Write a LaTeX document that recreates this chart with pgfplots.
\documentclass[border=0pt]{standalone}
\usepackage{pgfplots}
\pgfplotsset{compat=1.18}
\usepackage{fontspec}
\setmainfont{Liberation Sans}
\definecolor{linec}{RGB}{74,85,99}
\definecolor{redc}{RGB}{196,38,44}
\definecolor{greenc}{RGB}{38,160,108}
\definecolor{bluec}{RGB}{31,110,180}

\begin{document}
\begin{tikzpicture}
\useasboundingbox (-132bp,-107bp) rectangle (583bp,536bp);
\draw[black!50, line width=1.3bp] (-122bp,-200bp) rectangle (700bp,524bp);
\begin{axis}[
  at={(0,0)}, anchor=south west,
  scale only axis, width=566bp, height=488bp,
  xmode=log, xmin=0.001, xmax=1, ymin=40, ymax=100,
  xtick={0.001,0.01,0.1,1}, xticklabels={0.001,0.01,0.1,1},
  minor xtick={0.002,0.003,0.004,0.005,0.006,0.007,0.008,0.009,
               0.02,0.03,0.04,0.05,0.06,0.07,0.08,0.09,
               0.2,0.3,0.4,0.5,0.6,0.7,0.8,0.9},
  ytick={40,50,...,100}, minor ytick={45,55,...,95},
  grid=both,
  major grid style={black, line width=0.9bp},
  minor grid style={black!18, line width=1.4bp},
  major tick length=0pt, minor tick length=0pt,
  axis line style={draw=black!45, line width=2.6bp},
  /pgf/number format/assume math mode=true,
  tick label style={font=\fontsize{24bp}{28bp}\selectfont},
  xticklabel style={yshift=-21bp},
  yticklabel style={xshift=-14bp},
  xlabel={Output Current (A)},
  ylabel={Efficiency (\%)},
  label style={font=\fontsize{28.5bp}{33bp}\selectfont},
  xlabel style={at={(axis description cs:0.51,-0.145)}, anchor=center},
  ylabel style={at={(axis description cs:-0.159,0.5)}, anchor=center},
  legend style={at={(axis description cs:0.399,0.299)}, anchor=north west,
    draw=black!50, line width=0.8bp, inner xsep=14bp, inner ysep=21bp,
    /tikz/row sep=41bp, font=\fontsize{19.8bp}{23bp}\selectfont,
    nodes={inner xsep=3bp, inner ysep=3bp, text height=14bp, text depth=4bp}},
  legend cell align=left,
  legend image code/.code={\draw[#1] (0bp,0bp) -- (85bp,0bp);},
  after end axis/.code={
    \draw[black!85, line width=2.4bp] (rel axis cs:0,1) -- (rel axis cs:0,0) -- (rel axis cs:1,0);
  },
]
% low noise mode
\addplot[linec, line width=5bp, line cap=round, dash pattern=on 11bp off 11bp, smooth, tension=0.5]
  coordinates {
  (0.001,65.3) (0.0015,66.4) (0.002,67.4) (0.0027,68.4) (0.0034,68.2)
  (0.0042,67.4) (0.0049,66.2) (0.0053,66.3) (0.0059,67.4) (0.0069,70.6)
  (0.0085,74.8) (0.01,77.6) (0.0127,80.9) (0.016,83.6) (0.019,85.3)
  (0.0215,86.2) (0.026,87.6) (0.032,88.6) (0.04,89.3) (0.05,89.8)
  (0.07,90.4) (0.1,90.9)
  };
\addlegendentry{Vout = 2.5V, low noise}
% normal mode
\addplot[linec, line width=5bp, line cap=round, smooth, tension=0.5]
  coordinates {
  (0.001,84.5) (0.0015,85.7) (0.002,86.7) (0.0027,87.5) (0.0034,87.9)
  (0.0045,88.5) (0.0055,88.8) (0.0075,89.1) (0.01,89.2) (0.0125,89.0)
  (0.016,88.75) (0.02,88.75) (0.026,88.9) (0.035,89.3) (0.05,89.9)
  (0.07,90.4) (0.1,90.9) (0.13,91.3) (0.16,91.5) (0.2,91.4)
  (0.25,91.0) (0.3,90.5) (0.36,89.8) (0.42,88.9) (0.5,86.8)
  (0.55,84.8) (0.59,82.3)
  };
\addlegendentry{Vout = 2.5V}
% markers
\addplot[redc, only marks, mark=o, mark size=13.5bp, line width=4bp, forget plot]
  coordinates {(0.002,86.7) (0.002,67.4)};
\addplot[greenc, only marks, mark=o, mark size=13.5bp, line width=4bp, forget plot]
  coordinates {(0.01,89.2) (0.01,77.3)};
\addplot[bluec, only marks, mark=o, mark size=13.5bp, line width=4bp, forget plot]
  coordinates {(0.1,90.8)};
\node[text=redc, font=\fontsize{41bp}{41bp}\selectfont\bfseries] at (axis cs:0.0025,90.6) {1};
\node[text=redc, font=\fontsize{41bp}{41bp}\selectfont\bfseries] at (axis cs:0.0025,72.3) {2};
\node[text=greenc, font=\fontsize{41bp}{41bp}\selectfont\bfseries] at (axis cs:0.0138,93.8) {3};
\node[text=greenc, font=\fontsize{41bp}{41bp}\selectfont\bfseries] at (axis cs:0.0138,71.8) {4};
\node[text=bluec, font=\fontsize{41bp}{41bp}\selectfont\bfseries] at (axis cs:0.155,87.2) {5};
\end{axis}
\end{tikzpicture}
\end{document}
--
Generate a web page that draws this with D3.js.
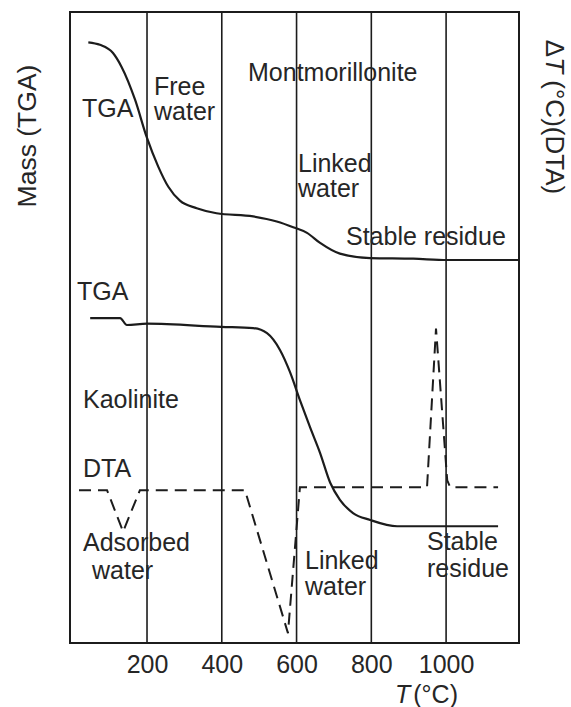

_The problem:_ Your answer should be a single number: the count of lines in these records that hold the string "with".

_Problem solution:_ 2